Excess alcohol on Halloween impacts Morriston's A&E
- Published
A health board boss has called for a curb on cut-price alcohol after a hospital's emergency department was overrun with people injured after drinking too much on Halloween.
Some had lost teeth after being involved in fights, while others were treated for excess alcohol.
The influx in patients at Swansea's Morriston Hospital caused a six-hour delay for treatment.
Its chief executive Paul Roberts said it put "huge pressures" on staff.

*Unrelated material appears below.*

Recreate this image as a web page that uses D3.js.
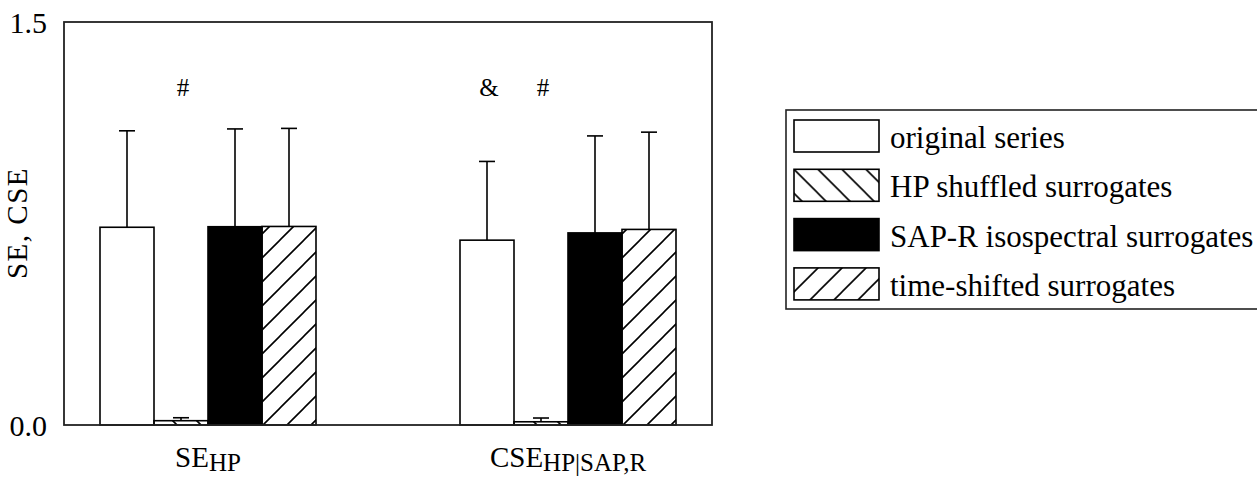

Mr Roberts, of Abertawe Bro Morgannwg University Health Board, said that by late evening on 31 October and overnight, the department was filled with witches, mummies, ghosts and other people in fancy dress - a "very large number" of which had had too much to drink.
Health risk
He said this had a "serious impact" on services, which had a knock-on effect on the department for the rest of the weekend and Monday morning.
Mr Roberts said he was dismayed to read news reports of some pubs and clubs offering cut-price drinks on Halloween, external, with some as low as 10p.
"In my view it is irresponsible to sell alcohol so cheaply and I would call on licensees and the bodies which licence pubs and clubs to consider carefully the effects of encouraging people to drink in excess," he said
He urged people to drink responsibly and said binge drinking not only put unnecessary pressure on hospital services, but was a risk to people's health.
Mr Roberts warned that with the Christmas season approaching, the pressure on services would get worse unless there was a more responsible attitude to alcohol.